- Scientific career
- Workplaces: University College London; Queen Mary University of London;
- Thesis: Estrategias de correspondencia jerárquica y métodos directos de autocalibración para un sistema estereoscópico binocular (1996)
- Doctoral advisor: María Teresa de Pedro Lucio
- Website: www0.cs.ucl.ac.uk/staff/L.Agapito/

= Lourdes Agapito =

German computer scientist

Lourdes de Agapito Vicente is a British computer scientist and academic. She is Professor of 3D Vision in the department of computer science at University College London (UCL), where she leads a research group with a focus on 3D dynamic scene understanding from video. Agapito is the co-founder of the software company Synthesia, and an elected member of the Executive Committee of the British Machine Vision Association.

== Education and career ==
Agapito received her Ph.D. in computer science from the Universidad Complutense de Madrid, Spain in 1996.

Agapito was a postdoctoral fellow in the Active Vision Lab in the Robotics Research Group at the University of Oxford from 1997 to 2000. She was awarded an EU Marie Curie Postdoctoral Research Fellowship between 1997 and 1999.

In 2001, Agapito became a lecturer at Queen Mary University of London. She became a senior lecturer in 2007 and a reader in computer vision in 2011. In 2008, she received an ERC Starting Independent Researcher Grant for the HUMANIS (Human Motion Analysis from Image Sequences) project.

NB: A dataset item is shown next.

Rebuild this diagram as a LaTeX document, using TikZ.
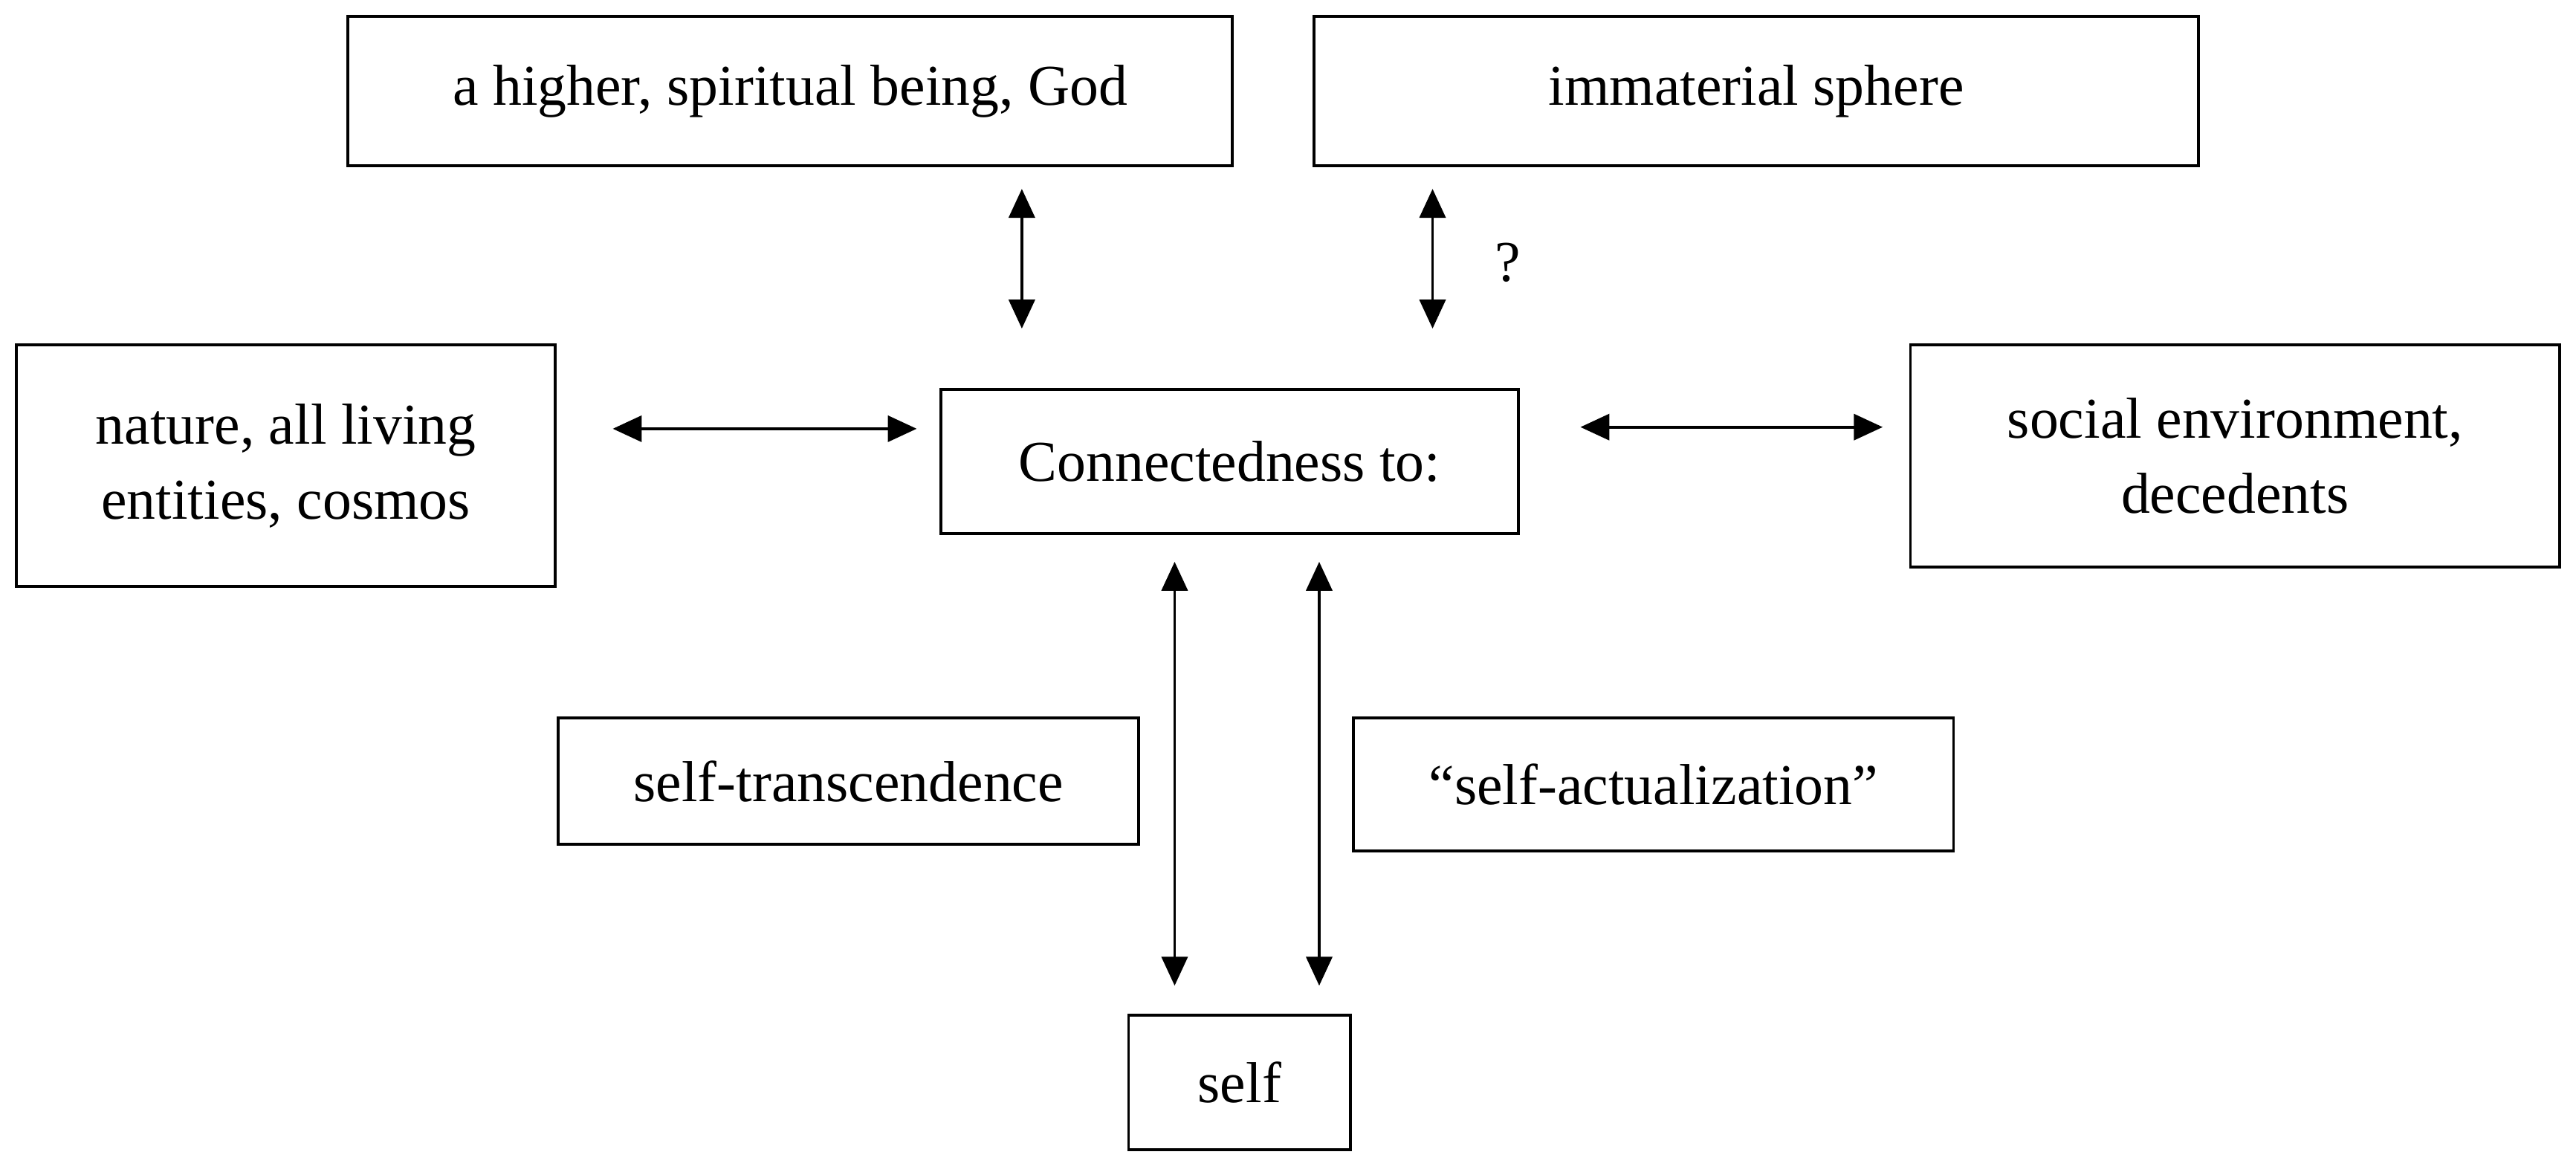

In 2013, she joined the Computer Science Department at University College London.

In 2017, Agapito co-founded the software company Synthesia which offers content creation tools that include video synthesis.

Agapito is an elected member of the Executive Committee of the British Machine Vision Association, a member of the Vision and Imaging Science group and the Centre for Inverse Problems.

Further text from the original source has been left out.